Previous research has revealed that elevated levels of catecholamines and cortisol, induced by moderate to high stress, can lead to an increase in thyrotropin-releasing hormone and thyroid stimulating hormone, resulting in a temporary increase in thyroid hormone synthesis [5]. By examining the fastest heart rate, average heart rate, and stress index of pilots during flight training, it was observed that ship-based pilots exhibited significantly higher levels in terms of their fastest heart rate, average heart rate, and stress index compared with land-based pilots (Additional file 1: Table S2).

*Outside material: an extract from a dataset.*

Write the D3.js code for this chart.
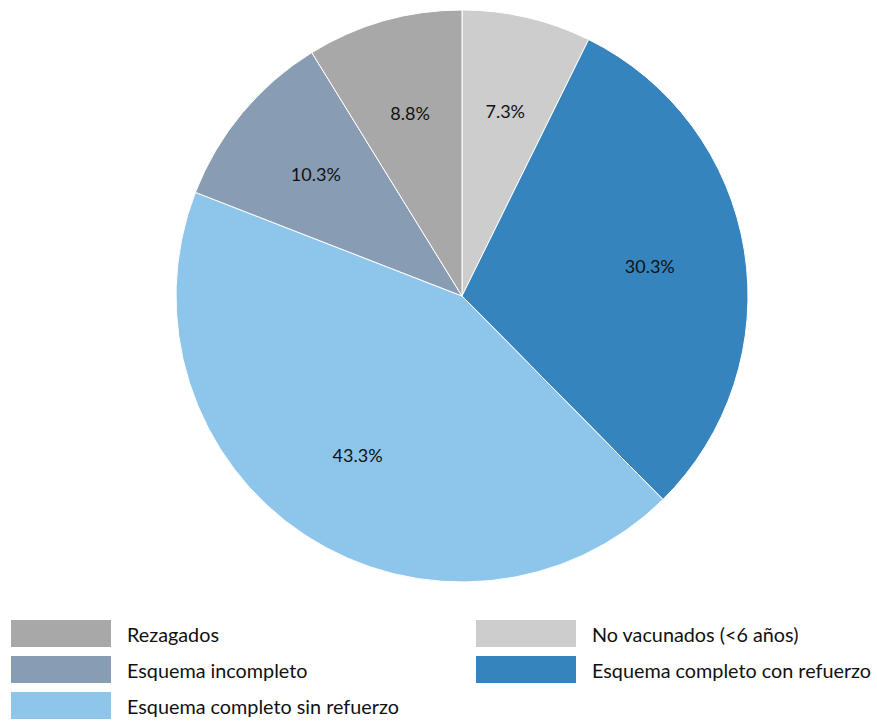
<!DOCTYPE html>
<html>
<head>
<meta charset="utf-8">
<script src="https://cdn.jsdelivr.net/npm/d3@7"></script>
<style>
  html, body { margin: 0; padding: 0; background: #fff; }
  svg text { font-family: Lato, "Open Sans", sans-serif; fill: #111; }
</style>
</head>
<body>
<svg id="chart" width="877" height="721"></svg>
<script>
// Slices in clockwise order starting at 12 o'clock
const categories = [
  "No vacunados (<6 años)",
  "Esquema completo con refuerzo",
  "Esquema completo sin refuerzo",
  "Esquema incompleto",
  "Rezagados"
];
const values = [7.3, 30.3, 43.3, 10.3, 8.8];
const colors = ["#cdcdcd", "#3584be", "#8ec5eb", "#889db3", "#a8a8a8"];
// Legend layout: two columns, filled top to bottom
const legendColumns = [
  ["Rezagados", "Esquema incompleto", "Esquema completo sin refuerzo"],
  ["No vacunados (<6 años)", "Esquema completo con refuerzo"]
];

const svg = d3.select("#chart");
const cx = 462, cy = 296, radius = 286;

const color = d3.scaleOrdinal().domain(categories).range(colors);
const data = categories.map((c, i) => ({ name: c, value: values[i] }));

const pie = d3.pie().value(d => d.value).sort(null);
const arc = d3.arc().innerRadius(0).outerRadius(radius);
const labelArc = d3.arc().innerRadius(radius * 0.665).outerRadius(radius * 0.665);

const g = svg.append("g").attr("transform", `translate(${cx},${cy})`);
const arcs = pie(data);

g.selectAll("path")
  .data(arcs)
  .join("path")
  .attr("d", arc)
  .attr("fill", d => color(d.data.name))
  .attr("stroke", "#fff")
  .attr("stroke-width", 1);

g.selectAll("text.lbl")
  .data(arcs)
  .join("text")
  .attr("class", "lbl")
  .attr("transform", d => `translate(${labelArc.centroid(d)})`)
  .attr("text-anchor", "middle")
  .attr("dominant-baseline", "central")
  .style("font-size", "18px")
  .text(d => d.data.value.toFixed(1) + "%");

// Legend
const colX = [11, 476];
const rowY0 = 620, rowStep = 36, swW = 100, swH = 27;
legendColumns.forEach((col, ci) => {
  col.forEach((name, ri) => {
    const y = rowY0 + ri * rowStep;
    svg.append("rect")
      .attr("x", colX[ci]).attr("y", y)
      .attr("width", swW).attr("height", swH)
      .attr("fill", color(name));
    svg.append("text")
      .attr("x", colX[ci] + swW + 16)
      .attr("y", y + swH / 2)
      .attr("dominant-baseline", "central")
      .style("font-size", "19.8px")
      .text(name);
  });
});
</script>
</body>
</html>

Therefore, under equivalent iodine intake, the neuroendocrine system of pilots (particularly fighter pilots) will elicit psychological and physiological stress responses during air combat and aircraft carrier landing training in comparison with land-based takeoff and landing pilots. As depicted in Additional file 1: Fig. S1, the pilot experienced an overload axis in three dimensions to regulate flight attitude during takeoff and landing, resulting in a significant increase in heart rate and respiratory rate. The decrease in skin temperature is caused by sweating and evaporation under tension stress. This would result in an increased demand for iodine as their bodies would need to synthesize a greater number of thyroid hormones.

To explore the correlation between urinary iodine concentration and thyroid disease spectrum, thyroid function and morphology of naval pilots at coastal flight stations were examined. The results, as shown in Additional file 1: Table S1, indicated that 37.5% of flying cadets exhibited iodine excess. The median urinary iodine concentration of flying cadets with thyroid abnormalities was within the normal range (182.5 ± 63.2) μg/L, but significantly higher than that of flying cadets with normal thyroid [(161.3 ± 58.2) μg/L, t = 2.8, P = 0.005]. These findings suggest that excessive iodine intake may be associated with thyroid abnormalities in pilot cadets who did not undergo flight training in coastal areas characterized by high iodine concentration. This study also found that the relationship between urinary iodine concentration and thyroid function did not follow a simple linear regression model (F = 3.2, P = 0.075), which is consistent with a previous study [6]. Additionally, no significant correlation was observed between urinary iodine concentration and ultrasound results. However, in individuals with elevated levels of thyroid antibodies (anti-thyroid peroxidase antibody and anti-thyroglobulin antibody), ultrasound examination typically revealed heterogeneous changes, which are indicative of thyroiditis (Additional file 1: Table S3).

In conclusion, naval pilots residing in coastal areas with high iodine concentrations may continue to consume iodized salt as an annual iodine supplement. Particularly for navy pilots undergoing flight training, who may experience physical and psychological stress, it is advisable to appropriately increase iodine intake. Therefore, it is recommended that the monitoring of urinary iodine concentration be included in the short-term assessment of iodine nutritional status of naval pilots.